De volgende ochtend vond ik mijn moeder in de keuken, haar ogen rood van het huilen.

‘Sorry,’ zei ze zachtjes. ‘Het spijt me dat we zo doen tegen jou.’

Ik knikte alleen maar; woorden schoten tekort.

Vanaf die dag probeerde ik kleine dingen te veranderen. Ik zocht hulp bij een maatschappelijk werker via de gemeente Utrecht. Ze luisterde zonder oordeel en gaf praktische tips om met stress om te gaan. Ik begon vaker te wandelen langs de singels, ademde diep in als de wind door mijn haren streek.

Langzaam veranderde er iets thuis. De ruzies werden minder heftig; soms praatten we zelfs weer samen aan tafel. Mijn moeder vroeg hoe het op werk was, mijn vader maakte af en toe een grapje zoals vroeger.

Toch bleef het moeilijk. De woningnood loste zich niet zomaar op; elke dag checkte ik Kamernet en Facebookgroepen voor een kamer die ik kon betalen. Soms voelde het alsof ik vastzat in een eindeloze cirkel van wachten en hopen.

Maar er waren ook lichtpuntjes: een vriendin die me uitnodigde voor haar verjaardag, een collega die vroeg of ik mee wilde naar een concert, een buurvrouw die glimlachte als we elkaar tegenkwamen bij de fietsenstalling.

Op een avond zat ik alleen op mijn kamer met een kop thee en keek uit over de stad die langzaam donker werd. Ik dacht aan alles wat er gebeurd was: de ruzies, het verdriet, maar ook de momenten van hoop en verbinding.

‘Misschien is dit wat volwassen worden betekent,’ dacht ik hardop. ‘Leren leven met imperfectie, met pijn én met liefde.’
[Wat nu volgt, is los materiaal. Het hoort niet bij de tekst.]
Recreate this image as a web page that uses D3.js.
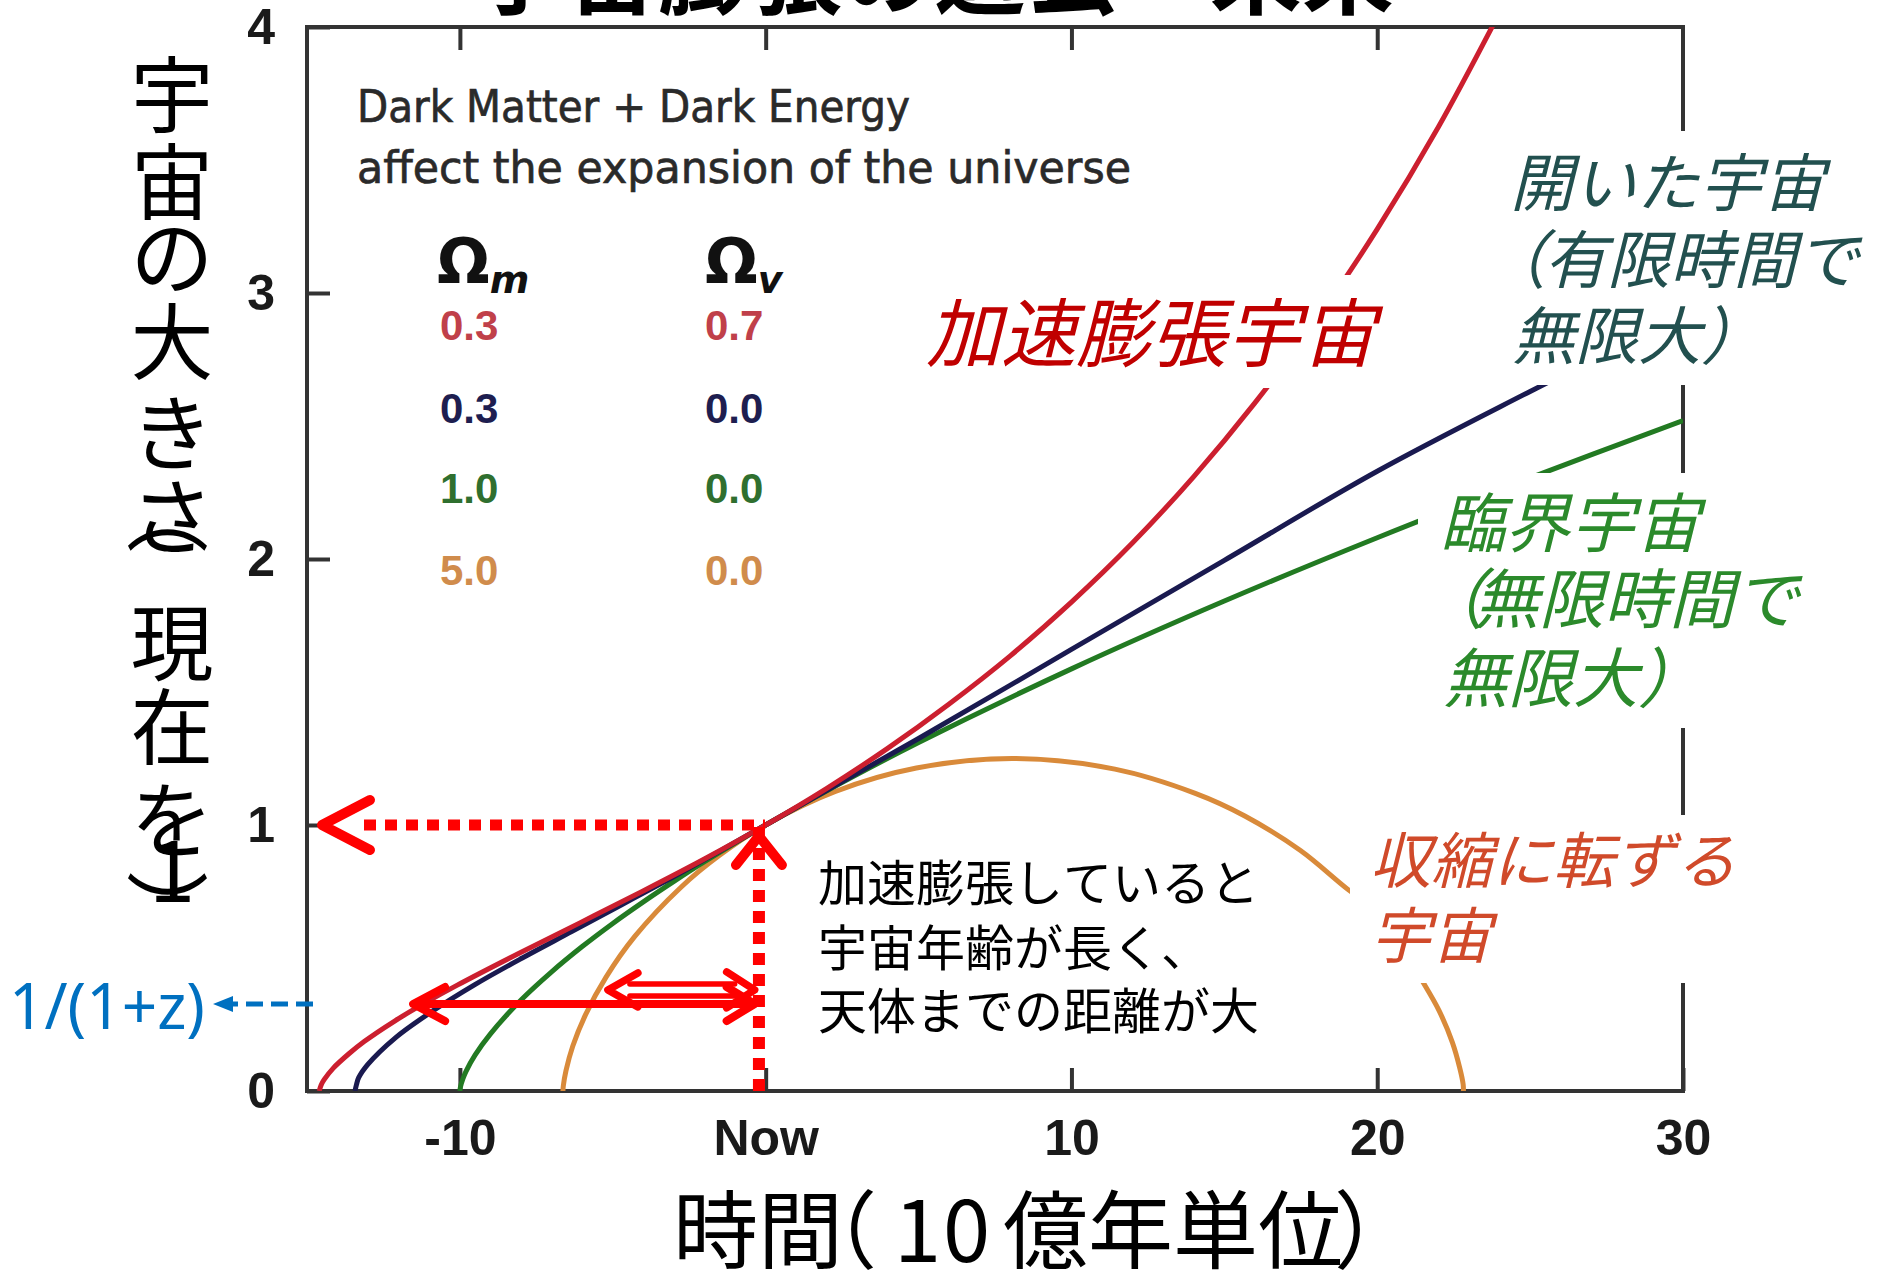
<!DOCTYPE html>
<html><head><meta charset="utf-8">
<script src="https://cdn.jsdelivr.net/npm/d3@7"></script>
<style>
html,body{margin:0;padding:0;background:#fff;}
svg{display:block;}
</style></head><body>
<svg id="c" width="1886" height="1272"></svg>
<script>
// ---------------- DATA ----------------
const titleText = "宇宙膨張の過去・未来";
const xTicks = [-10, 0, 10, 20, 30];
const xTickLabels = ["-10", "Now", "10", "20", "30"];
const yTicks = [0, 1, 2, 3, 4];
const yTickLabels = ["0", "1", "2", "3", "4"];

const legendTitle = ["Dark Matter + Dark Energy", "affect the expansion of the universe"];
const omegaM = ["0.3", "0.3", "1.0", "5.0"];
const omegaV = ["0.7", "0.0", "0.0", "0.0"];

// [time (Gyr from now), size relative to now]
const redCurve = [[-14.6,0],[-14.54,0.022],[-14.44,0.0425],[-14.14,0.086],[-13.63,0.140],[-13.13,0.186],
  [-12.12,0.264],[-11.11,0.333],[-10.10,0.397],[-8.08,0.517],[-6.06,0.633],[-4.04,0.750],[-2.02,0.871],
  [0,1],[2,1.138],[4,1.289],[6,1.455],[8,1.636],[10,1.838],[12,2.061],[14,2.310],[16,2.587],[18,2.895],
  [20,3.240],[22,3.624],[24,4.054]];
const blueCurve = [[-13.43,0],[-13.38,0.025],[-13.31,0.05],[-13.01,0.1],[-12.11,0.2],[-10.9,0.3],[-9.51,0.4],
  [-7.96,0.5],[-6.33,0.6],[-4.71,0.7],[-3.10,0.8],[-1.53,0.9],[0,1],[2,1.13],[5,1.325],[10,1.66],
  [15,1.995],[20,2.33],[25,2.63],[30,2.92]];
const greenCurve = [[-10,0],[-9.98,0.016],[-9.9,0.046],[-9.8,0.074],[-9.5,0.136],[-9,0.215],[-8,0.342],
  [-7,0.448],[-6,0.543],[-5,0.630],[-4,0.711],[-3,0.788],[-2,0.862],[-1,0.932],[0,1],[2,1.129],[5,1.310],
  [10,1.587],[15,1.842],[20,2.080],[25,2.305],[30,2.520]];
const orangeCurve = [[-6.63,0],[-6.618,0.019],[-6.53,0.0765],[-6.31,0.168],[-5.89,0.287],[-5.22,0.428],
  [-4.28,0.581],[-2.76,0.767],[-1.52,0.885],[0,1],[2.28,1.126],[4.93,1.214],[8.10,1.25],[11.42,1.210],
  [14.05,1.119],[15.67,1.034],[17.49,0.904],[19.05,0.757],[20.32,0.649],[21.30,0.448],[22.01,0.305],
  [22.46,0.182],[22.70,0.086],[22.81,0.025],[22.82,0]];

// annotation values (data units)
const nowLine = -0.22;      // vertical dotted "now" line
const zLevel = 0.327;       // 1/(1+z) level
const zLevelShort = 0.38;   // short double arrow level
const longArrowFrom = -11.53, shortArrowFrom = -5.16, arrowTo = -0.36;

// ---------------- LAYOUT ----------------
const svg = d3.select("#c");
const CJK = "'Noto Sans CJK JP','Noto Sans CJK SC',sans-serif";
const x = d3.scaleLinear().domain([-15, 30]).range([307, 1683]);
const y = d3.scaleLinear().domain([0, 4]).range([1091, 27]);
const axisColor = "#333";

svg.append("defs").append("clipPath").attr("id", "plotclip").append("rect")
  .attr("x", x(-15)).attr("y", y(4)).attr("width", x(30) - x(-15)).attr("height", y(0) - y(4));

// title (cut off at top edge, as in the original)
svg.append("text").attr("x", 474).attr("y", 7).attr("font-family", CJK).attr("font-size", 92)
  .attr("font-weight", 700).attr("fill", "#000").text(titleText);

// ---------------- AXES ----------------
function styleAxis(g) {
  g.select(".domain").remove();
  g.selectAll(".tick line").attr("stroke", axisColor).attr("stroke-width", 4);
  g.selectAll(".tick text").attr("font-family", "'Liberation Sans', Arial, sans-serif")
    .attr("font-size", 50).attr("font-weight", 700).attr("fill", "#1a1a1a");
}
svg.append("g").attr("transform", `translate(0,${y(0)})`)
  .call(d3.axisBottom(x).tickValues(xTicks).tickFormat((d, i) => xTickLabels[i])
    .tickSizeInner(-23).tickSizeOuter(0).tickPadding(28)).call(styleAxis);
svg.append("g").attr("transform", `translate(0,${y(4)})`)
  .call(d3.axisTop(x).tickValues(xTicks.slice(0, 4)).tickFormat("")
    .tickSizeInner(-23).tickSizeOuter(0)).call(styleAxis);
svg.append("g").attr("transform", `translate(${x(-15)},0)`)
  .call(d3.axisLeft(y).tickValues(yTicks).tickFormat((d, i) => yTickLabels[i])
    .tickSizeInner(-23).tickSizeOuter(0).tickPadding(32)).call(styleAxis);
svg.append("g").attr("transform", `translate(${x(30)},0)`)
  .call(d3.axisRight(y).tickValues([1, 2, 3]).tickFormat("")
    .tickSizeInner(-23).tickSizeOuter(0)).call(styleAxis);
svg.append("rect").attr("x", x(-15)).attr("y", y(4)).attr("width", x(30) - x(-15)).attr("height", y(0) - y(4))
  .attr("fill", "none").attr("stroke", axisColor).attr("stroke-width", 4);

// ---------------- CURVES ----------------
const line = d3.line().x(d => x(d[0])).y(d => y(d[1])).curve(d3.curveCatmullRom.alpha(0.5));
const curves = [
  {data: orangeCurve, color: "#d98a3a"},
  {data: greenCurve, color: "#227a22"},
  {data: blueCurve, color: "#1a1a50"},
  {data: redCurve, color: "#cc1f2f"}
];
const cg = svg.append("g").attr("clip-path", "url(#plotclip)");
cg.selectAll("path").data(curves).join("path")
  .attr("d", d => line(d.data)).attr("fill", "none")
  .attr("stroke", d => d.color).attr("stroke-width", 5).attr("stroke-linejoin", "round");

// ---------------- WHITE LABEL BOXES ----------------
const boxes = [
  [915, 275, 547, 113],   // 加速膨張宇宙
  [1490, 131, 396, 254],  // 開いた宇宙
  [1418, 473, 468, 255],  // 臨界宇宙
  [1350, 815, 395, 168]   // 収縮に転ずる宇宙
];
svg.append("g").selectAll("rect").data(boxes).join("rect")
  .attr("x", d => d[0]).attr("y", d => d[1]).attr("width", d => d[2]).attr("height", d => d[3])
  .attr("fill", "#fff");

// ---------------- LEGEND ----------------
svg.append("text").attr("x", 357).attr("y", 122).attr("font-family", "'DejaVu Sans', sans-serif")
  .attr("font-size", 44).attr("fill", "#2a2a2a").attr("stroke", "#2a2a2a").attr("stroke-width", 0.7)
  .attr("textLength", 553).attr("lengthAdjust", "spacingAndGlyphs").text(legendTitle[0]);
svg.append("text").attr("x", 357).attr("y", 183).attr("font-family", "'DejaVu Sans', sans-serif")
  .attr("font-size", 44).attr("fill", "#2a2a2a").attr("stroke", "#2a2a2a").attr("stroke-width", 0.7)
  .attr("textLength", 774).attr("lengthAdjust", "spacingAndGlyphs").text(legendTitle[1]);
const omegaCols = [{x: 437, sub: "m"}, {x: 705, sub: "v"}];
omegaCols.forEach(c => {
  const t = svg.append("text").attr("x", c.x).attr("y", 283).attr("font-family", "'DejaVu Sans', sans-serif")
    .attr("font-weight", 700).attr("fill", "#111");
  t.append("tspan").attr("font-size", 62).text("Ω");
  t.append("tspan").attr("font-size", 38).attr("font-style", "italic").attr("dy", 10).text(c.sub);
});
const legendColors = ["#c0404a", "#1e1e50", "#2f6f2f", "#d08c4c"];
const rowY = [340, 423, 503, 585];
omegaM.forEach((v, i) => {
  svg.append("text").attr("x", 440).attr("y", rowY[i]).attr("font-family", "'Liberation Sans', Arial, sans-serif")
    .attr("font-size", 42).attr("font-weight", 700).attr("fill", legendColors[i]).text(v);
  svg.append("text").attr("x", 705).attr("y", rowY[i]).attr("font-family", "'Liberation Sans', Arial, sans-serif")
    .attr("font-size", 42).attr("font-weight", 700).attr("fill", legendColors[i]).text(omegaV[i]);
});

// ---------------- RED ANNOTATION ARROWS ----------------
const RED = "#ff0000";
const ann = svg.append("g").attr("fill", "none").attr("stroke", RED)
  .attr("stroke-linecap", "round").attr("stroke-linejoin", "round");
// horizontal dotted at size = 1
ann.append("line").attr("x1", 364).attr("x2", x(nowLine) + 6).attr("y1", y(1)).attr("y2", y(1))
  .attr("stroke-width", 11).attr("stroke-dasharray", "12,9").attr("stroke-linecap", "butt");
ann.append("path").attr("d", `M${x(-15) + 63},${y(1) - 25} L${x(-15) + 15},${y(1)} L${x(-15) + 63},${y(1) + 25}`)
  .attr("stroke-width", 10);
// vertical dotted at now
ann.append("line").attr("x1", x(nowLine)).attr("x2", x(nowLine)).attr("y1", y(0)).attr("y2", y(1) - 5)
  .attr("stroke-width", 12).attr("stroke-dasharray", "12,9").attr("stroke-linecap", "butt");
ann.append("path").attr("d", `M${x(nowLine) - 23},${y(1) + 40} L${x(nowLine)},${y(1) + 11} L${x(nowLine) + 23},${y(1) + 40}`)
  .attr("stroke-width", 10);
// long double arrow at 1/(1+z)
const yl = y(zLevel), xl0 = x(longArrowFrom), xl1 = x(arrowTo);
ann.append("line").attr("x1", xl0 + 4).attr("x2", xl1 - 4).attr("y1", yl).attr("y2", yl).attr("stroke-width", 8);
ann.append("path").attr("d", `M${xl0 + 32},${yl - 17} L${xl0},${yl} L${xl0 + 32},${yl + 17}`).attr("stroke-width", 8);
ann.append("path").attr("d", `M${xl1 - 28},${yl - 17} L${xl1},${yl} L${xl1 - 28},${yl + 17}`).attr("stroke-width", 8);
// short hollow double arrow
const ys = y(zLevelShort), xs0 = x(shortArrowFrom), xs1 = x(arrowTo);
ann.append("line").attr("x1", xs0 + 22).attr("x2", xs1 - 20).attr("y1", ys - 6).attr("y2", ys - 6).attr("stroke-width", 5.5);
ann.append("line").attr("x1", xs0 + 22).attr("x2", xs1 - 20).attr("y1", ys + 6).attr("y2", ys + 6).attr("stroke-width", 5.5);
ann.append("path").attr("d", `M${xs0 + 30},${ys - 17} L${xs0},${ys} L${xs0 + 30},${ys + 17}`).attr("stroke-width", 7.5);
ann.append("path").attr("d", `M${xs1 - 28},${ys - 18} L${xs1},${ys} L${xs1 - 28},${ys + 18}`).attr("stroke-width", 7.5);

// blue dashed arrow to 1/(1+z)
const BLUE = "#0070c0";
svg.append("line").attr("x1", x(-15) + 6).attr("x2", 230).attr("y1", yl).attr("y2", yl)
  .attr("stroke", BLUE).attr("stroke-width", 5).attr("stroke-dasharray", "17,8");
svg.append("path").attr("d", `M213,${yl} L233,${yl - 8} L233,${yl + 8} Z`).attr("fill", BLUE);
svg.append("text").attr("x", 9).attr("y", 1029).attr("font-family", "'Noto Sans', sans-serif")
  .attr("font-size", 64).attr("fill", BLUE).attr("textLength", 196).attr("lengthAdjust", "spacingAndGlyphs")
  .text("1/(1+z)");

// ---------------- JAPANESE LABELS (one text element per label, per-glyph positions) ----------------
function jlabel(lines, size, color, italic) {
  const xs = [], ysArr = [];
  let str = "";
  lines.forEach(l => {
    let cur = l.x;
    Array.from(l.s).forEach((ch, k) => {
      if (l.fixed && l.fixed[k] !== undefined) cur = l.fixed[k];
      xs.push(cur); ysArr.push(l.y);
      cur += size;
      str += ch;
    });
  });
  const t = svg.append("text").attr("x", xs.join(" ")).attr("y", ysArr.join(" "))
    .attr("font-family", CJK).attr("font-size", size).attr("fill", color).text(str);
  if (italic) t.attr("font-style", "italic");
  return t;
}
jlabel([{s: "加速膨張宇宙", x: 926, y: 361}], 75, "#c00000", true);
jlabel([{s: "開いた宇宙", x: 1510, y: 206},
        {s: "（有限時間で", x: 1483, y: 283, fixed: {1: 1544}},
        {s: "無限大）", x: 1512, y: 359}], 63, "#22504f", true);
jlabel([{s: "臨界宇宙", x: 1440, y: 547},
        {s: "（無限時間で", x: 1419, y: 623, fixed: {1: 1474}},
        {s: "無限大）", x: 1443, y: 702}], 65, "#2b8a2b", true);
jlabel([{s: "収縮に転ずる", x: 1370, y: 883},
        {s: "宇宙", x: 1370, y: 958}], 61, "#d04a2a", true);
jlabel([{s: "加速膨張していると", x: 818, y: 901},
        {s: "宇宙年齢が長く、", x: 818, y: 966},
        {s: "天体までの距離が大", x: 818, y: 1029}], 49, "#000", false);

// x axis title (per-glyph x positions)
svg.append("text").attr("x", "673 758 792 894 943 1003 1088 1173 1258 1334").attr("y", 1262)
  .attr("font-family", CJK).attr("font-size", 85).attr("fill", "#000").text("時間（10億年単位）");

// y axis title (vertical, per-glyph positions)
const yTitleChars = [["宇", 90], ["宙", 177], ["の", 252], ["大", 337], ["き", 428], ["さ", 512],
  ["現", 638], ["在", 722], ["を", 815], ["1", 866]];
const ytg = svg.append("g").attr("font-family", CJK).attr("font-size", 83).attr("fill", "#000")
  .attr("text-anchor", "middle").attr("dominant-baseline", "central");
ytg.append("text")
  .attr("x", yTitleChars.map(() => 172).join(" "))
  .attr("y", yTitleChars.map(c => c[1]).join(" "))
  .text(yTitleChars.map(c => c[0]).join(""));
ytg.append("text").attr("transform", "translate(172,513) rotate(90)").text("（");
ytg.append("text").attr("transform", "translate(172,911) rotate(90)").text("）");
</script>
</body></html>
Ik weet niet hoe lang het nog duurt voordat ik echt op mezelf kan wonen. Maar voor nu probeer ik elke dag opnieuw ruimte te maken voor zachtheid – voor mezelf én voor mijn ouders.

Hebben jullie ooit zo’n periode meegemaakt waarin thuis geen thuis meer leek? Hoe vonden jullie weer rust? Misschien is delen wel de eerste stap naar heling.